Kernels and Decision Trees

###### tags: `one-offs` `kernels` `trees` `circuits` # Kernels and Decision Trees **Overview**: In this note, I discuss some explorations on connections between kernel methods and decision trees. ## Intersections and Nestings of Concepts In the past, as an exercise, I devoted a bit of time to thinking about { how, whether } one could nest kernel methods inside decision trees, and vice versa. The outcome of this exercise was to conclude that there are some relatively simple ways of doing both, which I detail roughly here.

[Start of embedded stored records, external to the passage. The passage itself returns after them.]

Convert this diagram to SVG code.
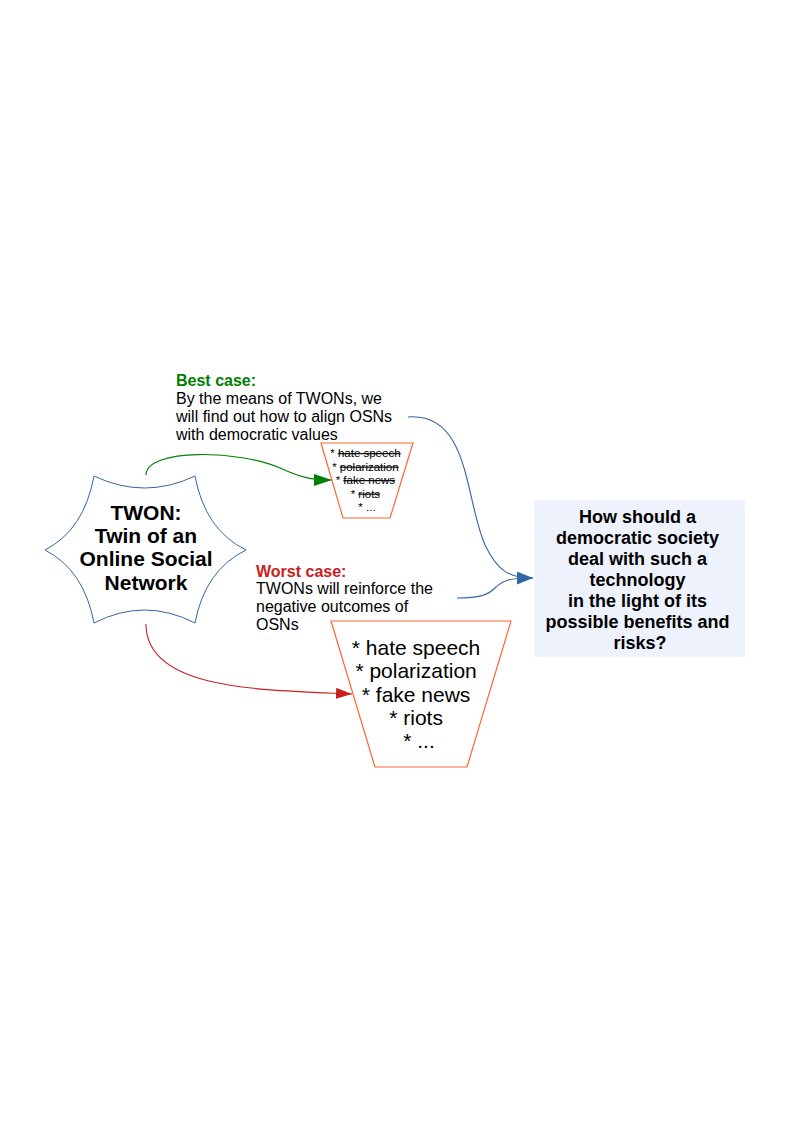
<svg xmlns="http://www.w3.org/2000/svg" width="794" height="1123" viewBox="0 0 794 1123">
<style>
text{font-family:"Liberation Sans",Arial,sans-serif;fill:#000}
.b{font-weight:bold}
.lbl{font-size:16px}
.big{font-size:21px}
.sm{font-size:11.5px}
.st{text-decoration:line-through}
.trap{fill:#fff;stroke:#FF6633;stroke-width:1.2}
.con{fill:none;stroke-width:1.1}
</style>
<defs>
<marker id="ag" viewBox="0 0 18 12" refX="18" refY="6" markerWidth="18" markerHeight="12" markerUnits="userSpaceOnUse" orient="auto"><path d="M0,0 L18,6 L0,12 z" fill="#008000"/></marker>
<marker id="ar" viewBox="0 0 16 11" refX="16" refY="5.5" markerWidth="16" markerHeight="11" markerUnits="userSpaceOnUse" orient="auto"><path d="M0,0 L16,5.5 L0,11 z" fill="#C9211E"/></marker>
<marker id="ab" viewBox="0 0 16 13" refX="16" refY="6.5" markerWidth="16" markerHeight="13" markerUnits="userSpaceOnUse" orient="auto"><path d="M0,0 L16,6.5 L0,13 z" fill="#3465A4"/></marker>
</defs>
<rect width="794" height="1123" fill="#fff"/>

<g id="connectors">
<path class="con" stroke="#008000" d="M146,475 C146,448 240,450 280,468 C300,477 310,480 332,480" marker-end="url(#ag)"/>
<path class="con" stroke="#C9211E" d="M146,624 C146,690 260,690 352,694" marker-end="url(#ar)"/>
<path class="con" stroke="#3465A4" d="M408,417 C470,412 465,500 485,545 C498,572 510,578 533,578" marker-end="url(#ab)"/>
<path class="con" stroke="#3465A4" d="M457,598 C480,598 488,595 495,588 C503,580 510,578 533,578"/>
</g>

<g id="twon">
<path d="M94,476 Q144.5,500 195,476 Q205,530 246,550 Q205,570 195,623 Q144.5,597 94,623 Q84,570 45,550 Q84,530 94,476 z" fill="#fff" stroke="#3465A4" stroke-width="1"/>
<text class="b" font-size="21" text-anchor="middle"><tspan x="146" y="520">TWON:</tspan><tspan x="146" y="543">Twin of an</tspan><tspan x="146" y="566">Online Social</tspan><tspan x="146" y="590">Network</tspan></text>
</g>

<g id="best-case">
<text class="lbl"><tspan x="176" y="386" class="b" fill="#008000" style="fill:#008000">Best case:</tspan><tspan x="176" y="404">By the means of TWONs, we</tspan><tspan x="176" y="422">will find out how to align OSNs</tspan><tspan x="176" y="440">with democratic values</tspan></text>
</g>

<g id="small-trapezoid">
<path class="trap" d="M321,443 L413,443 L390,518 L343,518 z"/>
<text class="sm" text-anchor="middle">
<tspan x="367" y="457">* <tspan class="st">hate speech</tspan></tspan>
<tspan x="367" y="470.5">* <tspan class="st">polarization</tspan></tspan>
<tspan x="367" y="484">* <tspan class="st">fake news</tspan></tspan>
<tspan x="367" y="497.5">* <tspan class="st">riots</tspan></tspan>
<tspan x="367" y="511">* ...</tspan>
</text>
</g>

<g id="worst-case">
<text class="lbl"><tspan x="256" y="577" class="b" style="fill:#C9211E">Worst case:</tspan><tspan x="256" y="594">TWONs will reinforce the</tspan><tspan x="256" y="612">negative outcomes of</tspan><tspan x="256" y="630">OSNs</tspan></text>
</g>

<g id="big-trapezoid">
<path class="trap" d="M331,621 L511,621 L467,767 L375,767 z"/>
<text class="big" text-anchor="middle">
<tspan x="419" y="655">* hate speech</tspan>
<tspan x="419" y="678">* polarization</tspan>
<tspan x="419" y="702">* fake news</tspan>
<tspan x="419" y="725">* riots</tspan>
<tspan x="419" y="748">* ...</tspan>
</text>
</g>

<g id="question">
<rect x="534" y="500" width="211" height="157" fill="#EEF2FC"/>
<text class="b" font-size="18" text-anchor="middle">
<tspan x="640" y="523">How should a</tspan>
<tspan x="640" y="544">democratic society</tspan>
<tspan x="640" y="565">deal with such a</tspan>
<tspan x="640" y="586">technology </tspan>
<tspan x="640" y="607">in the light of its</tspan>
<tspan x="640" y="628">possible benefits and</tspan>
<tspan x="640" y="649">risks?</tspan>
</text>
</g>
</svg>
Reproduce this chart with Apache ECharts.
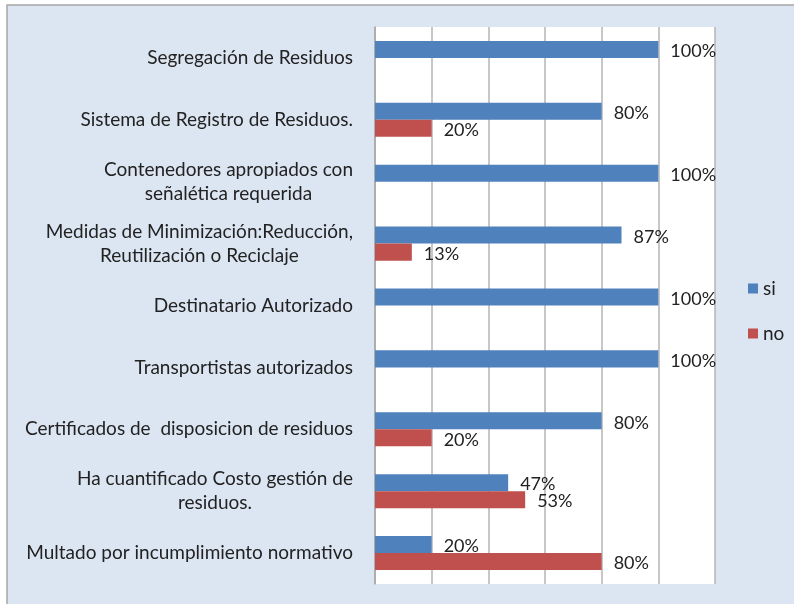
<!DOCTYPE html>
<html>
<head>
<meta charset="utf-8">
<script src="https://cdn.jsdelivr.net/npm/echarts@6/dist/echarts.min.js"></script>
<style>
  html, body { margin: 0; padding: 0; background: #fff; }
  #chart { width: 794px; height: 604px; }
</style>
</head>
<body>
<div id="chart"></div>
<script>
// categorias (de arriba a abajo)
const categorias = [
    'Segregación de Residuos',
    'Sistema de Registro de Residuos.',
    'Contenedores apropiados con\nseñalética requerida',
    'Medidas de Minimización:Reducción,\nReutilización o Reciclaje',
    'Destinatario Autorizado',
    'Transportistas autorizados',
    'Certificados de  disposicion de residuos',
    'Ha cuantificado Costo gestión de\nresiduos.',
    'Multado por incumplimiento normativo'
]
const valoresSi = [100, 80, 100, 87, 100, 100, 80, 47, 20]
const valoresNo = [0, 20, 0, 13, 0, 0, 20, 53, 80]
const ticksX = [0, 20, 40, 60, 80, 100, 120]

const fuente = 'Lato'
const tam = 19
const chart = echarts.init(document.getElementById('chart'))

const etiqueta = {
    show: true,
    position: 'right',
    distance: 12,
    offset: [0, 2],
    color: '#222',
    fontFamily: fuente,
    fontSize: 18,
    formatter: p => p.value > 0 ? p.value + '%' : ''
}

const option = {
    backgroundColor: '#fff',
    animation: false,
    graphic: [{
        type: 'rect',
        z: -10,
        shape: { x: 7, y: 5, width: 800, height: 610 },
        style: { fill: '#dce6f2', stroke: '#a6a6a6', lineWidth: 1.5 }
    }],
    legend: {
        orient: 'vertical',
        left: 743,
        top: 274,
        itemWidth: 10,
        itemHeight: 10,
        itemGap: 26,
        icon: 'rect',
        textStyle: { fontFamily: fuente, fontSize: tam, color: '#222' },
        data: ['si', 'no']
    },
    grid: {
        left: 375,
        top: 27,
        right: 79,
        bottom: 20,
        show: true,
        backgroundColor: '#fff',
        borderWidth: 0
    },
    xAxis: {
        type: 'value',
        min: ticksX[0],
        max: ticksX[ticksX.length - 1],
        interval: 20,
        axisLabel: { show: false },
        axisLine: { show: false },
        axisTick: { show: false },
        splitLine: { lineStyle: { color: '#b5b5b5', width: 1.5 } }
    },
    yAxis: {
        type: 'category',
        inverse: true,
        data: categorias,
        axisLine: { lineStyle: { color: '#a6a6a6', width: 1.5 } },
        axisTick: { length: 6, lineStyle: { color: '#a6a6a6', width: 1.5 } },
        axisLabel: {
            margin: 22,
            color: '#222',
            fontFamily: fuente,
            fontSize: tam,
            lineHeight: 24,
            formatter: v => v.split('\n').map(l => '{c|' + l + '}').join('\n'),
            rich: { c: { align: 'center', fontFamily: fuente, fontSize: tam, lineHeight: 24, color: '#222' } }
        }
    },
    series: [
        {
            name: 'si',
            type: 'bar',
            data: valoresSi,
            barGap: 0,
            barCategoryGap: '45%',
            itemStyle: { color: '#4f81bd' },
            label: etiqueta
        },
        {
            name: 'no',
            type: 'bar',
            data: valoresNo,
            barGap: 0,
            barCategoryGap: '45%',
            itemStyle: { color: '#c0504d' },
            label: etiqueta
        }
    ]
}
chart.setOption(option)
</script>
</body>
</html>
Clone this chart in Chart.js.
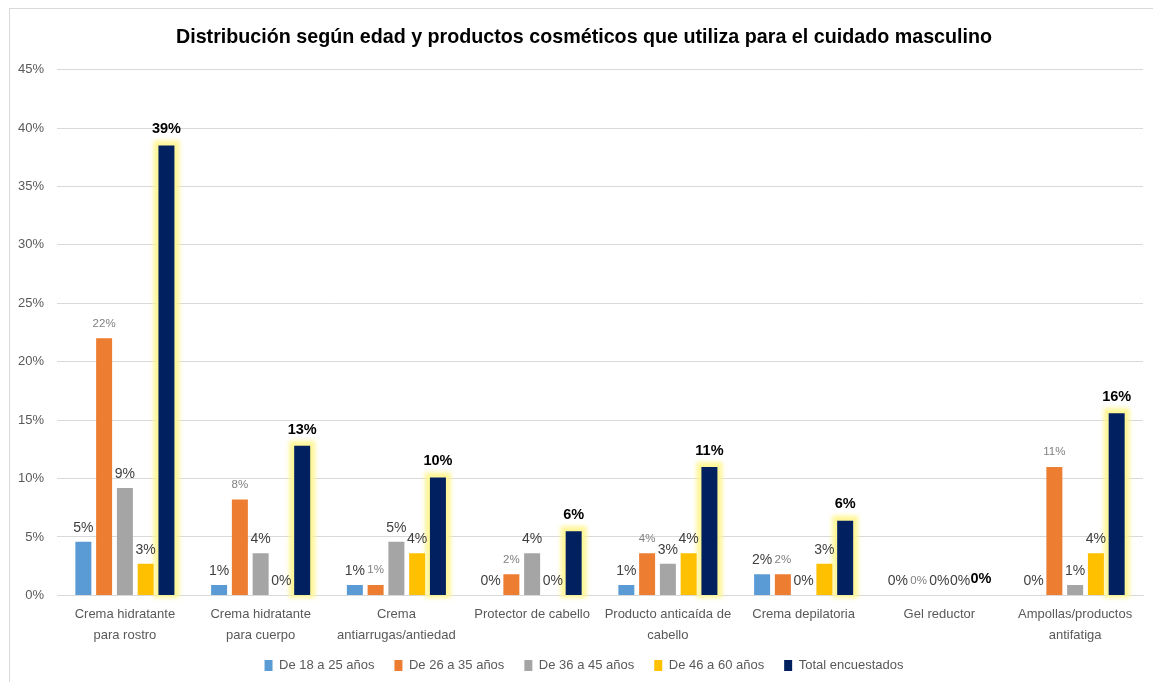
<!DOCTYPE html>
<html>
<head>
<meta charset="utf-8">
<script src="https://cdn.jsdelivr.net/npm/chart.js@4.4.1/dist/chart.umd.min.js"></script>
<style>
  html, body { margin: 0; padding: 0; background: #fff; }
  #wrap { position: relative; width: 1153px; height: 682px; }
  #frame { position: absolute; left: 9px; top: 8px; right: -2px; bottom: -2px; border-left: 1px solid #d9d9d9; border-top: 1px solid #d9d9d9; }
  canvas { position: absolute; left: 0; top: 0; }
</style>
</head>
<body>
<div id="wrap">
  <div id="frame"></div>
  <canvas id="chart-canvas" width="1153" height="682"></canvas>
</div>
<script>
const categories = [
  ["Crema hidratante", "para rostro"],
  ["Crema hidratante", "para cuerpo"],
  ["Crema", "antiarrugas/antiedad"],
  "Protector de cabello",
  ["Producto anticaída de", "cabello"],
  "Crema depilatoria",
  "Gel reductor",
  ["Ampollas/productos", "antifatiga"]
];
const seriesNames = ["De 18 a 25 años", "De 26 a 35 años", "De 36 a 45 años", "De 46 a 60 años", "Total encuestados"];
const edad18a25 = [4.6, 0.9, 0.9, 0, 0.9, 1.8, 0, 0];
const edad26a35 = [22.0, 8.2, 0.9, 1.8, 3.6, 1.8, 0, 11.0];
const edad36a45 = [9.2, 3.6, 4.6, 3.6, 2.7, 0, 0, 0.9];
const edad46a60 = [2.7, 0, 3.6, 0, 3.6, 2.7, 0, 3.6];
const totalEncuestados = [38.5, 12.8, 10.1, 5.5, 11.0, 6.4, 0, 15.6];
const yTicks = [0, 5, 10, 15, 20, 25, 30, 35, 40, 45];

const colores = ["#5b9bd5", "#ed7d31", "#a5a5a5", "#ffc000", "#002060"];
const fuente = "'Liberation Sans', Arial, sans-serif";

// estilo de etiqueta por serie
const estiloEtiqueta = [
  { font: "14px " + fuente, color: "#404040", sep: 7 },
  { font: "11.5px " + fuente, color: "#808080", sep: 9 },
  { font: "14px " + fuente, color: "#404040", sep: 7 },
  { font: "14px " + fuente, color: "#404040", sep: 7 },
  { font: "bold 14.5px " + fuente, color: "#000000", sep: 9 }
];

// brillo amarillo alrededor de las barras del total
const brilloPlugin = {
  id: "brillo",
  afterLayout(chart) {
    // centrar titulo y leyenda como en el original
    chart.titleBlock.left += 10;
    chart.titleBlock.right += 10;
    chart.legend.left += 10;
    chart.legend.right += 10;
    chart.legend.top -= 8;
    chart.legend.bottom -= 8;
  },
  beforeDatasetDraw(chart, args) {
    if (args.index !== 4) return;
    const ctx = chart.ctx;
    const meta = chart.getDatasetMeta(4);
    ctx.save();
    ctx.filter = "blur(2px)";
    ctx.fillStyle = "rgba(255, 245, 140, 0.9)";
    meta.data.forEach(bar => {
      const w = bar.width;
      const h = bar.base - bar.y;
      if (h <= 0) return;
      ctx.fillRect(bar.x - w / 2 - 5, bar.y - 5, w + 10, h + 8);
    });
    ctx.restore();
  }
};

// etiquetas de valor encima de cada barra
const etiquetasPlugin = {
  id: "etiquetas",
  afterDatasetsDraw(chart) {
    const ctx = chart.ctx;
    chart.data.datasets.forEach((ds, i) => {
      const meta = chart.getDatasetMeta(i);
      ctx.save();
      ctx.font = estiloEtiqueta[i].font;
      ctx.fillStyle = estiloEtiqueta[i].color;
      ctx.textAlign = "center";
      ctx.textBaseline = "bottom";
      meta.data.forEach((bar, j) => {
        ctx.fillText(Math.round(ds.data[j]) + "%", bar.x, bar.y - estiloEtiqueta[i].sep);
      });
      ctx.restore();
    });
  }
};

const datos = [edad18a25, edad26a35, edad36a45, edad46a60, totalEncuestados];

const ctx = document.getElementById("chart-canvas").getContext("2d");
new Chart(ctx, {
  type: "bar",
  data: {
    labels: categories,
    datasets: datos.map((d, i) => ({
      label: seriesNames[i],
      data: d,
      backgroundColor: colores[i],
      categoryPercentage: 0.765,
      barPercentage: 0.77
    }))
  },
  options: {
    responsive: false,
    animation: false,
    layout: { padding: { left: 5, right: 10, top: 16, bottom: -8 } },
    plugins: {
      title: {
        display: true,
        text: "Distribución según edad y productos cosméticos que utiliza para el cuidado masculino",
        color: "#000",
        font: { family: fuente, size: 19.7, weight: "bold" },
        padding: { top: 10, bottom: 20 }
      },
      legend: {
        position: "bottom",
        labels: {
          color: "#595959",
          font: { family: fuente, size: 13 },
          boxWidth: 8,
          boxHeight: 11,
          padding: 20
        }
      },
      tooltip: { enabled: false }
    },
    scales: {
      x: {
        grid: { display: false },
        border: { color: "#d9d9d9" },
        ticks: {
          color: "#595959",
          font: { family: fuente, size: 13, lineHeight: 1.6 },
          maxRotation: 0,
          autoSkip: false,
          padding: 1
        }
      },
      y: {
        min: 0,
        max: 45,
        afterBuildTicks(axis) {
          axis.ticks = yTicks.map(v => ({ value: v }));
        },
        grid: { color: "#d9d9d9", drawTicks: false },
        border: { display: false },
        ticks: {
          color: "#595959",
          font: { family: fuente, size: 13 },
          padding: 13,
          callback: v => v + "%"
        }
      }
    }
  },
  plugins: [brilloPlugin, etiquetasPlugin]
});
</script>
</body>
</html>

For embedding kernels within decision trees, a useful starting point is to note that the usual $\left\{ x:x_{i}<a_{i}\right\}$ -type splits which are used in decision trees can readily be expression as hyperplane cuts, i.e. as the solutions to $\left\langle x-a\cdot\mathrm{e}_{i},\mathrm{e}_{i}\right\rangle <0$. Now, it is well-understood that once you express a classical technique in terms of inner products only, then you are half way to deriving the corresponding kernel method. I have not retained any of the details for how the rest of this story unfolds, but it should be a relatively simple exercise. For the other direction, i.e. embedding decision trees within kernels, it seemed less obvious to me what one can or should do. One natural concept was to use a tree structure to induce a feature map, i.e. once you have a decision tree topology constructed from nested hyperplane cuts, you can use it to build a kernel. More precisely, for $z$ in your space, define \begin{align} \mathrm{path}\left(z\right):=\left\{ \text{nodes on the path from }\mathrm{Root}\leadsto\mathrm{Leaf}\left(z\right)\right\} . \end{align} Defining then \begin{align} K\left(x,y\right):=\mathrm{card}\left(\mathrm{path}\left(x\right)\cap\mathrm{path}\left(y\right)\right), \end{align} one obtains that $K$ is a kernel. To me, this was compelling because the resulting functions would be piecewise constant in the same way as the original tree, which felt intuitively nice. However, it is also not entirely satisfying because you have to supply the tree structure a priori. In some sense, this might be an unavoidable restriction. Anyways, probably there are some other interesting solutions. This is all a "what if you had to" exercise, rather than "we probably should", and so I am not under the illusion that these ideas are practical. Still, this was nice to work through at the time.